→ **Data records**
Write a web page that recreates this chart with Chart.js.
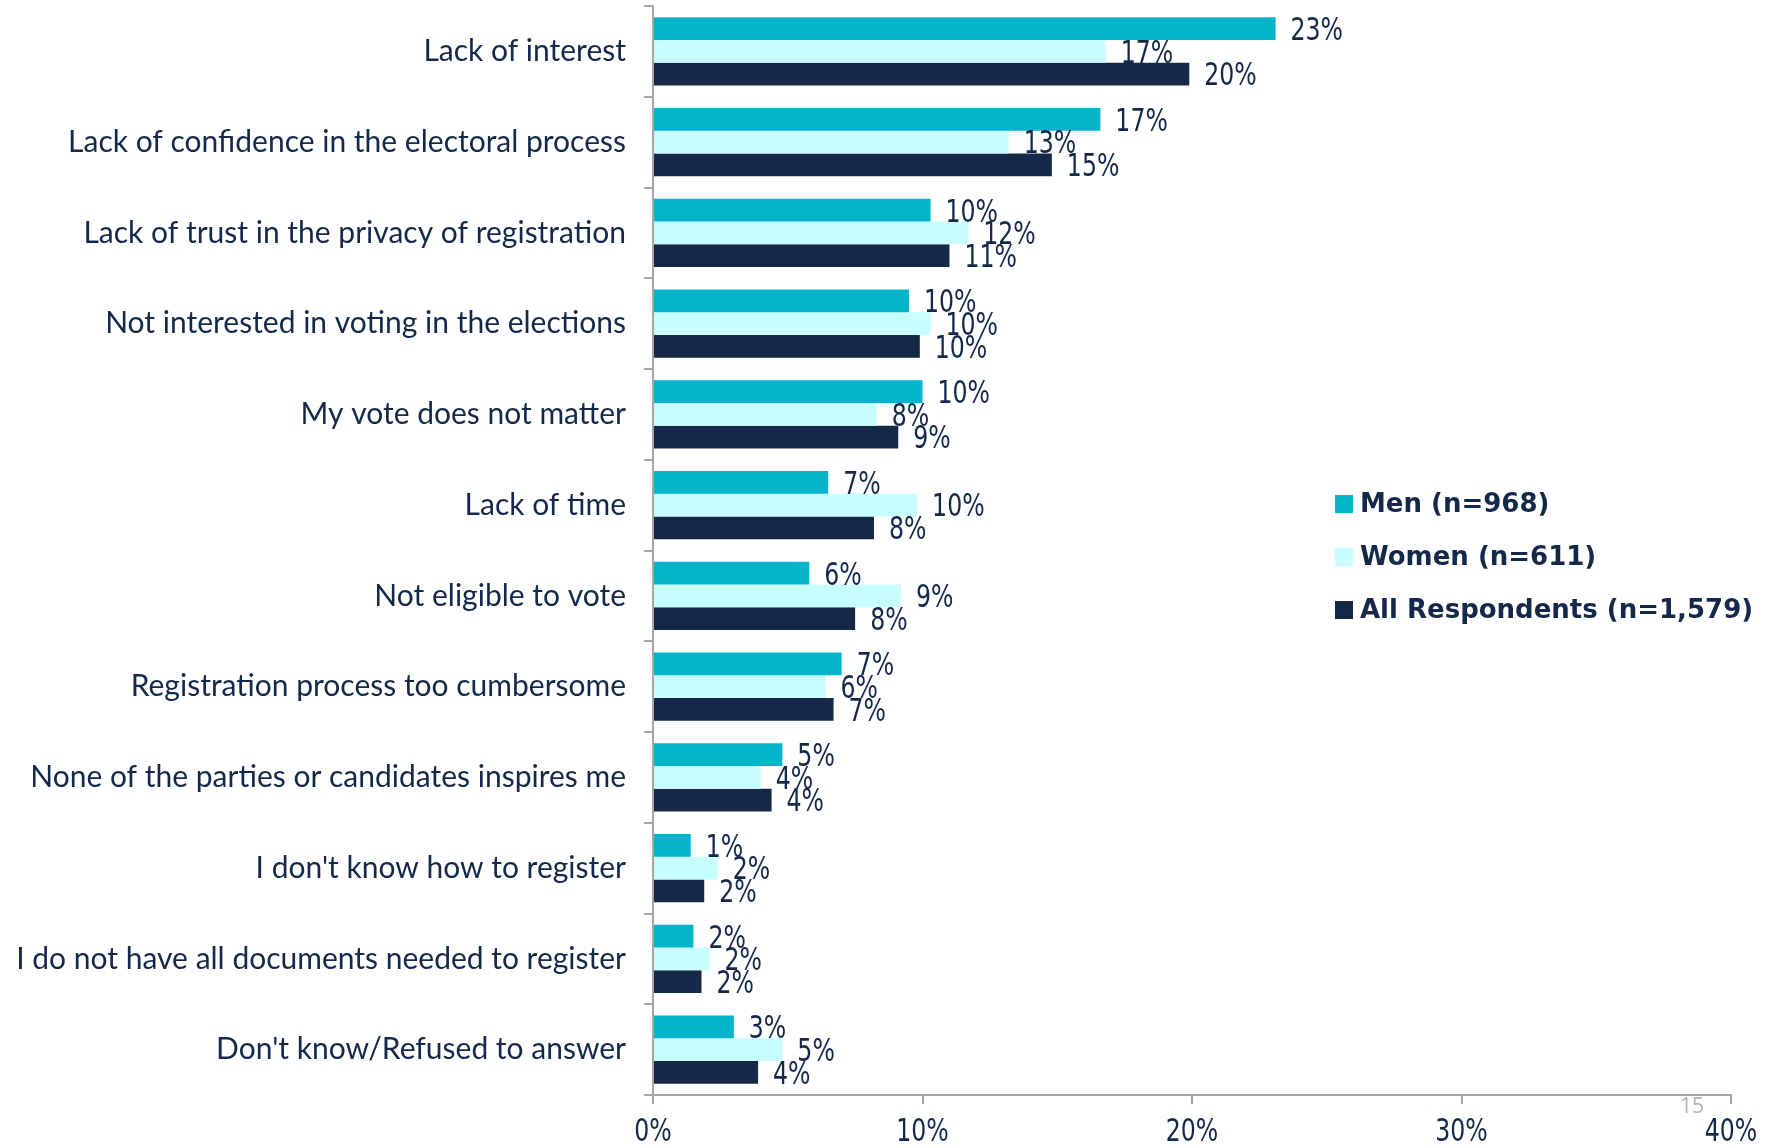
...
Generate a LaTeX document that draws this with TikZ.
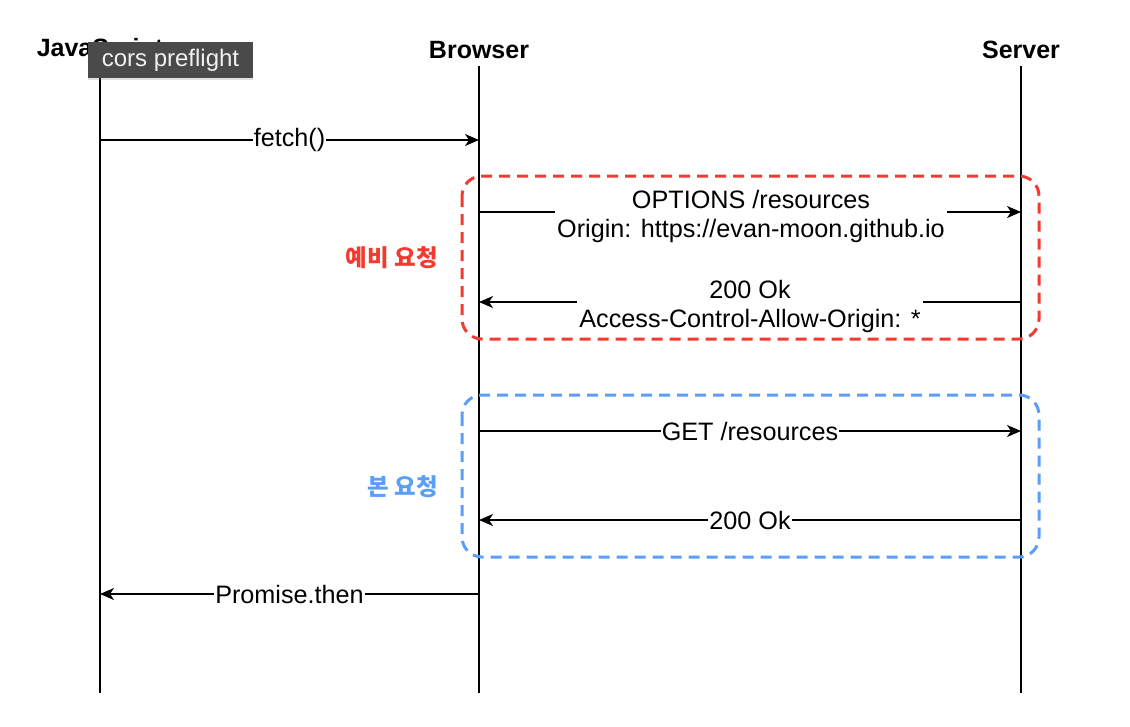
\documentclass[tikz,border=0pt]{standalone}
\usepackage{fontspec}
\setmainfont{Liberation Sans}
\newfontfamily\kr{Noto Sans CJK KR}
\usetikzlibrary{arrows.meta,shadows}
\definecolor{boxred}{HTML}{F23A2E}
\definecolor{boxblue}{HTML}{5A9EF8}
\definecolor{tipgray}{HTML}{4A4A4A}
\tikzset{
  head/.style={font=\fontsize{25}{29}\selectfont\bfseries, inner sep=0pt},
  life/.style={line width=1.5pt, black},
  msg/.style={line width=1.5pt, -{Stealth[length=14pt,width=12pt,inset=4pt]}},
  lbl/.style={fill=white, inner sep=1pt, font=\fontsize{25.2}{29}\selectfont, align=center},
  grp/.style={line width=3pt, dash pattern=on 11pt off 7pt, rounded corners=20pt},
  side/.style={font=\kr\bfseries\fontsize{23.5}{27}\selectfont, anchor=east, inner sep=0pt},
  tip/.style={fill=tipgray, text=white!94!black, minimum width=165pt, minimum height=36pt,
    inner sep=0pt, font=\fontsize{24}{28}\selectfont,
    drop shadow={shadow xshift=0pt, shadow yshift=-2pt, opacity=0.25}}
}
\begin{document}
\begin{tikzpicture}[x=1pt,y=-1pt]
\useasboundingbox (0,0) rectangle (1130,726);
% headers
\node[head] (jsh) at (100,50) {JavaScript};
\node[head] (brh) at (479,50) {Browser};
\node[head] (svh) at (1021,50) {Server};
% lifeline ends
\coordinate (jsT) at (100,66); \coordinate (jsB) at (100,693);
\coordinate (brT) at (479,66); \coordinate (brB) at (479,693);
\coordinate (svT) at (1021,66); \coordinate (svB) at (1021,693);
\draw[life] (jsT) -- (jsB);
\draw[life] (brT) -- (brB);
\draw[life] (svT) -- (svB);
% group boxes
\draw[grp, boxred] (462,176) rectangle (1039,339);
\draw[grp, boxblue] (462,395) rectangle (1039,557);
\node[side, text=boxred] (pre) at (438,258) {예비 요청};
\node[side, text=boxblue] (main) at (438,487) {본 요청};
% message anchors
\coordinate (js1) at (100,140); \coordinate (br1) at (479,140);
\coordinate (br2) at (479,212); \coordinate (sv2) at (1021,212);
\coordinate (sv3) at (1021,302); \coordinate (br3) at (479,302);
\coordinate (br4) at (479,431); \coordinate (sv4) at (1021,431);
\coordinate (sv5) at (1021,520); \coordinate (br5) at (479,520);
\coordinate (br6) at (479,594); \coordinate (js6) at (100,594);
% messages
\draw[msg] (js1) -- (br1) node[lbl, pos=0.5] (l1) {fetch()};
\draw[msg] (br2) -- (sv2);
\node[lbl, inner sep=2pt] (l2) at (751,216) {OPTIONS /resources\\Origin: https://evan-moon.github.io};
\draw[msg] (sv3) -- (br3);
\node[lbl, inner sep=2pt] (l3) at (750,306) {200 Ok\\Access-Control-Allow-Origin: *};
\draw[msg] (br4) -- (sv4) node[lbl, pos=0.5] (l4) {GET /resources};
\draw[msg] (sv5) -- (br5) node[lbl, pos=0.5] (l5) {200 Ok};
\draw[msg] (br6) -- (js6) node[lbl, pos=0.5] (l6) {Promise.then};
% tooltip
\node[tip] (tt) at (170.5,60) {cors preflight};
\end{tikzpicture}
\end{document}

→ **The exercise**
Find all the lines containing "that" in the material, then copy them.

→ **Task output**
Write a web page that recreates this chart with Chart.js.
Generate a LaTeX document that draws this with TikZ.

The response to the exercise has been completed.